In their basic form, diffusion models lack explicit mechanisms to control the specific outputs they generate. This is because the reverse process starts from pure Gaussian noise \( x_T \), which contains no signal, requiring the noise prediction model \( \epsilon_\theta(x_t, t) \) to iteratively reconstruct data from this randomness. Since the initial sample \( x_T \) is entirely random, the outputs of the model are inherently stochastic and unpredictable. At this stage, no meaningful structure is present, making it challenging to guide the generation process toward specific outcomes.

However, various techniques have been developed to introduce control into diffusion models. One common approach is conditioning, where additional information, such as text descriptions, class labels, or specific latent encodings, guides the reverse process toward desired outputs. Latent Diffusion Models (LDMs), including Stable Diffusion, further enhance control by operating in a compressed latent space rather than the original data space. By learning a lower-dimensional representation of the data, LDMs significantly reduce computational requirements while maintaining high-quality generation. This efficiency makes them well-suited for large-scale applications, such as text-to-image synthesis, where textual prompts provide precise control over generated outputs.

As of January 2025, latent diffusion remains one of the most effective techniques for high-resolution image synthesis, striking a balance between efficiency and output fidelity. Other approaches, such as classifier guidance or score-based conditioning, offer additional ways to refine and control outputs, though each comes with trade-offs depending on the specific application.


Challenges and Practical Limitations

Denoising Diffusion Probabilistic Models (DDPMs) introduced a powerful framework for generative modeling, but their design also comes with notable challenges and limitations. A primary concern is the computational cost associated with both training and inference. The reverse process in DDPMs requires hundreds or even thousands of iterative denoising steps, with each step involving a forward pass through the model. This makes inference significantly slower compared to other generative methods like GANs, which generate outputs in a single pass. Additionally, training DDPMs demands substantial computational resources, as large datasets must be processed over many iterations, posing a barrier for smaller organizations or developers with limited hardware.


Another challenge lies in the dependence on carefully designed noise schedules \( \beta_t \). These schedules control how noise is added during the forward process and removed during the reverse process. Poorly chosen schedules can destabilize training or degrade the quality of generated outputs, requiring extensive experimentation to optimize. This reliance on tuning noise schedules makes DDPMs less practical for certain real-world applications where efficiency is a priority.

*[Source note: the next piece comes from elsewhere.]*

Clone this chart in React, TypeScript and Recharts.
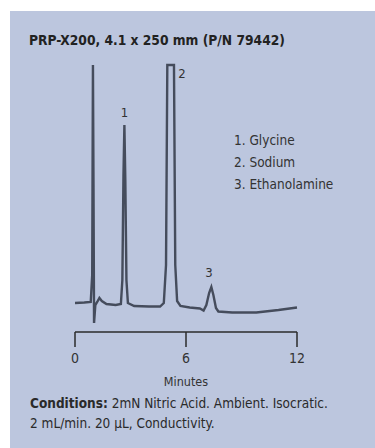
import { LineChart, Line, XAxis, YAxis, ReferenceDot } from "recharts";

const FONT =
  '"Liberation Sans Narrow", "Arial Narrow", "DejaVu Sans Condensed", sans-serif';

// retention time (min) and detector signal (arbitrary units, baseline = 0)
const TIMES = [
  0, 0.5, 0.85, 0.93, 0.97, 1.0, 1.03, 1.1, 1.2, 1.32, 1.45, 1.7, 2.2, 2.48,
  2.56, 2.62, 2.67, 2.72, 2.78, 2.86, 3.2, 4.0, 4.6, 4.8, 4.92, 4.99, 5.35,
  5.42, 5.52, 5.7, 6.2, 6.75, 6.95, 7.1, 7.25, 7.37, 7.48, 7.62, 7.75, 8.5,
  9.8, 11, 12,
];
const SIGNAL = [
  2, 2.5, 3, 30, 240, 120, -18, 0, 3, 7, 4, 1, 0, 1, 25, 130, 180, 125, 25, 2,
  -1, -1.5, -1.5, 2, 40, 240, 240, 40, 4, -1, -2.5, -3.5, -5.5, 0, 12, 18, 10,
  -3, -6.5, -7.5, -7.5, -5, -2.5,
];

const X_TICKS = [0, 6, 12];

const PEAK_LABELS = ["1", "2", "3"];
const PEAK_LABEL_TIMES = [2.67, 5.78, 7.24];
const PEAK_LABEL_LEVELS = [193, 232, 33];

const LEGEND = ["1. Glycine", "2. Sodium", "3. Ethanolamine"];

const data = TIMES.map((t, i) => ({ t, v: SIGNAL[i] }));

export default function App() {
  return (
    <div
      style={{
        position: "fixed",
        left: 0,
        top: 0,
        width: 375,
        height: 448,
        background: "#fff",
        overflow: "hidden",
      }}
    >
      {/* panel */}
      <div
        style={{
          position: "absolute",
          left: 10,
          top: 11,
          width: 365,
          height: 437,
          background: "#bcc6de",
        }}
      />

      <div style={{ position: "absolute", left: 0, top: 0 }}>
        <LineChart
          width={375}
          height={448}
          data={data}
          margin={{ top: 60, right: 78, bottom: 86, left: 75 }}
        >
          <XAxis
            dataKey="t"
            type="number"
            domain={[0, 12]}
            ticks={X_TICKS}
            height={30}
            tickSize={15}
            tickMargin={6}
            axisLine={{ stroke: "#2b2b2b", strokeWidth: 1.5 }}
            tickLine={{ stroke: "#2b2b2b", strokeWidth: 1.5 }}
            tick={{ fill: "#333", fontSize: 14, fontFamily: FONT }}
          />
          <YAxis type="number" domain={[-27, 245]} hide allowDataOverflow />
          <Line
            type="linear"
            dataKey="v"
            stroke="#454c5c"
            strokeWidth={2.4}
            dot={false}
            isAnimationActive={false}
          />
          {PEAK_LABELS.map((lab, i) => (
            <ReferenceDot
              key={lab}
              x={PEAK_LABEL_TIMES[i]}
              y={PEAK_LABEL_LEVELS[i]}
              r={0}
              stroke="none"
              label={{
                value: lab,
                position: "center",
                fill: "#333",
                fontSize: 13,
                fontFamily: FONT,
              }}
            />
          ))}
        </LineChart>
      </div>

      <svg
        width={375}
        height={448}
        style={{ position: "absolute", left: 0, top: 0, pointerEvents: "none" }}
        fontFamily={FONT}
      >
        <text x={29} y={45} fontSize={13.7} fontWeight="bold" fill="#222">
          PRP-X200, 4.1 x 250 mm (P/N 79442)
        </text>
        {LEGEND.map((s, i) => (
          <text key={s} x={234} y={144.5 + i * 22} fontSize={13.5} fill="#333">
            {s}
          </text>
        ))}
        <text x={186} y={386} fontSize={12.5} fill="#333" textAnchor="middle">
          Minutes
        </text>
        <text x={30} y={408.3} fontSize={13.5} fill="#2a2a2a">
          <tspan fontWeight="bold">Conditions:</tspan> 2mN Nitric Acid. Ambient.
          Isocratic.
        </text>
        <text x={30} y={427.5} fontSize={13.5} fill="#2a2a2a">
          2 mL/min. 20 µL, Conductivity.
        </text>
      </svg>
    </div>
  );
}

Scaling diffusion models to high-resolution data introduces additional difficulties. As the resolution increases, so do memory and computational requirements, which grow exponentially. Even advanced variants like Stable Diffusion, which operate more efficiently, face constraints when working with extremely high-resolution outputs or computationally intensive applications.


Diffusion models also face challenges in achieving consistent control over their outputs. While conditioning techniques, such as using text descriptions, class labels, or latent representations, have improved control, achieving consistent, reproducible results remains difficult, particularly for complex or multimodal datasets. Fine-tuning pre-trained diffusion models for specific domains adds another layer of complexity. As of January 2025, fine-tuning remains computationally expensive, limiting accessibility for smaller organizations or individuals. However, advances such as Low-Rank Adaptation (LoRA) and other parameter-efficient fine-tuning methods offer promising solutions to make this process more efficient and accessible in the near future.


Despite these limitations, the evolution of diffusion models has addressed many of the shortcomings of DDPMs. For example, Denoising Diffusion Implicit Models (DDIMs) introduced a non-Markovian framework that significantly accelerates inference by reducing the number of required steps while maintaining high-quality outputs. Similarly, Latent Diffusion Models (LDMs) transformed diffusion modeling by operating in a compressed latent space instead of the original data space, reducing memory and computational costs while enabling high-resolution generation.


These innovations have paved the way for models like Stable Diffusion, which exemplify how latent diffusion techniques can balance computational efficiency with impressive control over outputs. While Stable Diffusion has been a landmark development, the field of diffusion models is evolving rapidly. Emerging techniques continue to push the boundaries of generative modeling, exploring faster inference, improved scalability, and greater flexibility across diverse applications. Diffusion models are far from reaching their full potential, and the future promises even more exciting advancements in this dynamic area of AI research.


Conclusion

This article provided an accessible overview of the mathematical foundations of diffusion models, focusing on the forward and reverse processes that enable their remarkable generative capabilities. By introducing concepts like Gaussian distributions, Markov chains, and the systematic addition and removal of noise, we’ve explored how Denoising Diffusion Probabilistic Models (DDPMs) lay the groundwork for this powerful class of generative models.

While DDPMs serve as a foundational framework, advancements such as Denoising Diffusion Implicit Models (DDIMs) and Latent Diffusion Models (LDMs) have addressed key challenges like computational efficiency and scalability. These innovations highlight how mathematical insights continue to drive the evolution of diffusion models, transforming them into practical tools for real-world applications.

This article intentionally simplifies many of the mathematical details to make the concepts more accessible. For readers interested in a deeper exploration, including rigorous derivations and empirical benchmarks, I encourage consulting the original DDPM paper by Ho et al. (2020).